● **What to do**: Can you set down, exactly as they appear below, the lines from the opening of the material through the one bearing "14.6, 13.4, 12.4];", minus the pictures?

● **Provided material**:
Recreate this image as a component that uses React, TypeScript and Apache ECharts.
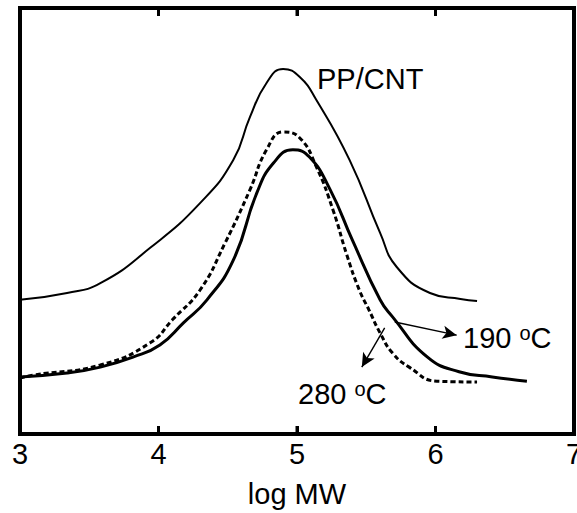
import React, { useEffect, useRef } from "react";
import * as echarts from "echarts";

// log MW values and curve heights (arbitrary units, 0-100 axis)
const ppcntX = [3.0, 3.34, 3.58, 3.94, 4.3, 4.54, 4.66, 4.78, 4.9, 5.02, 5.14, 5.38, 5.6, 5.72, 5.96, 6.18, 6.3];
const ppcntY = [31.5, 33.1, 35.4, 43.7, 54.2, 64.3, 74.4, 82.4, 85.7, 83.8, 78.4, 64.3, 47.2, 39.2, 33.1, 31.7, 31.2];

const c190X = [3.0, 3.34, 3.58, 3.82, 4.01, 4.18, 4.35, 4.54, 4.71, 4.83, 4.97, 5.09, 5.24, 5.4, 5.6, 5.69, 5.94, 6.17, 6.41, 6.66];
const c190Y = [13.4, 14.3, 15.7, 18.1, 20.9, 26.1, 31.5, 40.8, 56.6, 63.6, 66.7, 65.0, 57.3, 45.5, 31.5, 27.5, 18.1, 14.6, 13.4, 12.4];

const c280X = [3.0, 3.09, 3.58, 3.94, 4.1, 4.3, 4.48, 4.66, 4.78, 4.9, 5.02, 5.14, 5.26, 5.36, 5.45, 5.52, 5.6, 5.69, 5.81, 6.01, 6.3];
const c280Y = [13.1, 13.8, 16.2, 21.4, 26.8, 33.8, 44.8, 57.3, 66.7, 70.9, 69.5, 62.7, 52.6, 42.0, 33.8, 29.1, 23.7, 19.0, 15.7, 12.4, 12.2];

const xTicks = [3, 4, 5, 6, 7];
const yRange = [0, 100];

// annotation arrows (data coords): [from, to]
const arrow190 = [[5.706, 26.3], [6.153, 23.2]];
const arrow280 = [[5.633, 24.9], [5.468, 15.7]];

const FONT = "'Liberation Sans', Arial, sans-serif";

function zip(xs: number[], ys: number[]) {
  return xs.map((x, i) => [x, ys[i]]);
}
function mkTick() {
  return { show: true, inside: true, length: 8, lineStyle: { color: "#000", width: 3 } };
}
function mkLine() {
  return { show: true, onZero: false, lineStyle: { color: "#000", width: 4 } };
}

export default function App() {
  const ref = useRef<HTMLDivElement>(null);
  useEffect(() => {
    if (!ref.current) return;
    const chart = echarts.init(ref.current, null, { renderer: "svg" });
    chart.setOption({
      animation: false,
      backgroundColor: "#fff",
      grid: { left: 20, right: 3, top: 8, bottom: 79, outerBoundsMode: "none" },
      xAxis: [
        {
          type: "value",
          z: 20,
          min: xTicks[0],
          max: xTicks[xTicks.length - 1],
          interval: 1,
          position: "bottom",
          name: "log MW",
          nameLocation: "middle",
          nameGap: 45,
          nameTextStyle: { fontFamily: FONT, fontSize: 29, color: "#000" },
          axisLine: mkLine(),
          axisTick: mkTick(),
          axisLabel: { show: true, margin: 5, fontFamily: FONT, fontSize: 29, color: "#000" },
          splitLine: { show: false },
        },
        {
          type: "value",
          z: 20,
          min: xTicks[0],
          max: xTicks[xTicks.length - 1],
          interval: 1,
          position: "top",
          axisLine: mkLine(),
          axisTick: mkTick(),
          axisLabel: { show: false },
          splitLine: { show: false },
        },
      ],
      yAxis: [
        {
          type: "value",
          z: 20,
          min: yRange[0],
          max: yRange[1],
          position: "left",
          axisLine: mkLine(),
          axisTick: { show: false },
          axisLabel: { show: false },
          splitLine: { show: false },
        },
        {
          type: "value",
          z: 20,
          min: yRange[0],
          max: yRange[1],
          position: "right",
          axisLine: mkLine(),
          axisTick: { show: false },
          axisLabel: { show: false },
          splitLine: { show: false },
        },
      ],
      series: [
        {
          name: "PP/CNT",
          type: "line",
          data: zip(ppcntX, ppcntY),
          smooth: 0.5,
          showSymbol: false,
          lineStyle: { color: "#000", width: 2 },
        },
        {
          name: "190 °C",
          type: "line",
          data: zip(c190X, c190Y),
          smooth: 0.5,
          showSymbol: false,
          lineStyle: { color: "#000", width: 3 },
          markLine: {
            silent: true,
            symbol: ["none", "arrow"],
            symbolSize: [10, 14],
            label: { show: false },
            lineStyle: { color: "#000", width: 1.4, type: "solid" },
            data: [
              [{ coord: arrow190[0] }, { coord: arrow190[1] }],
              [{ coord: arrow280[0] }, { coord: arrow280[1] }],
            ],
          },
        },
        {
          name: "280 °C",
          type: "line",
          data: zip(c280X, c280Y),
          smooth: 0.5,
          showSymbol: false,
          lineStyle: { color: "#000", width: 3, type: [5, 3] },
        },
      ],
    });

    // frame edges and top ticks placed through the chart's own scales
    const tl = chart.convertToPixel({ gridIndex: 0 }, [xTicks[0], yRange[1]]) as number[];
    const br = chart.convertToPixel({ gridIndex: 0 }, [xTicks[xTicks.length - 1], yRange[0]]) as number[];
    const edge = (x1: number, y1: number, x2: number, y2: number, w: number) => ({
      type: "line",
      silent: true,
      z: 100,
      shape: { x1, y1, x2, y2 },
      style: { stroke: "#000", lineWidth: w },
    });
    const frame = [
      edge(tl[0] - 2, tl[1], br[0] + 2, tl[1], 4),
      edge(br[0], tl[1], br[0], br[1], 4),
      edge(tl[0], tl[1], tl[0], br[1], 4),
      edge(tl[0] - 2, br[1], br[0] + 2, br[1], 4),
    ];
    const ticks = xTicks.slice(1, -1).flatMap((t) => {
      const p = chart.convertToPixel({ gridIndex: 0 }, [t, yRange[1]]) as number[];
      return [edge(p[0], tl[1], p[0], tl[1] + 8, 3), edge(p[0], br[1], p[0], br[1] - 8, 3)];
    });
    const supRich = { s: { fontSize: 20, fontFamily: FONT, verticalAlign: "top", fill: "#000" } };
    chart.setOption({
      graphic: [
        ...frame,
        ...ticks,
        {
          type: "text",
          z: 100,
          left: 317,
          top: 64,
          style: { text: "PP/CNT", font: `29px ${FONT}`, fill: "#000" },
        },
        {
          type: "text",
          z: 100,
          left: 463,
          top: 323,
          style: { text: "190 {s|o}C", font: `29px ${FONT}`, fill: "#000", rich: supRich },
        },
        {
          type: "text",
          z: 100,
          left: 298,
          top: 379,
          style: { text: "280 {s|o}C", font: `29px ${FONT}`, fill: "#000", rich: supRich },
        },
      ],
    });
    return () => chart.dispose();
  }, []);
  return (
    <div
      ref={ref}
      style={{ position: "absolute", left: 0, top: 0, width: 577, height: 513, background: "#fff" }}
    />
  );
}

● **Exercise output**:
Recreate this image as a component that uses React, TypeScript and Apache ECharts.
import React, { useEffect, useRef } from "react";
import * as echarts from "echarts";

// log MW values and curve heights (arbitrary units, 0-100 axis)
const ppcntX = [3.0, 3.34, 3.58, 3.94, 4.3, 4.54, 4.66, 4.78, 4.9, 5.02, 5.14, 5.38, 5.6, 5.72, 5.96, 6.18, 6.3];
const ppcntY = [31.5, 33.1, 35.4, 43.7, 54.2, 64.3, 74.4, 82.4, 85.7, 83.8, 78.4, 64.3, 47.2, 39.2, 33.1, 31.7, 31.2];

const c190X = [3.0, 3.34, 3.58, 3.82, 4.01, 4.18, 4.35, 4.54, 4.71, 4.83, 4.97, 5.09, 5.24, 5.4, 5.6, 5.69, 5.94, 6.17, 6.41, 6.66];
const c190Y = [13.4, 14.3, 15.7, 18.1, 20.9, 26.1, 31.5, 40.8, 56.6, 63.6, 66.7, 65.0, 57.3, 45.5, 31.5, 27.5, 18.1, 14.6, 13.4, 12.4];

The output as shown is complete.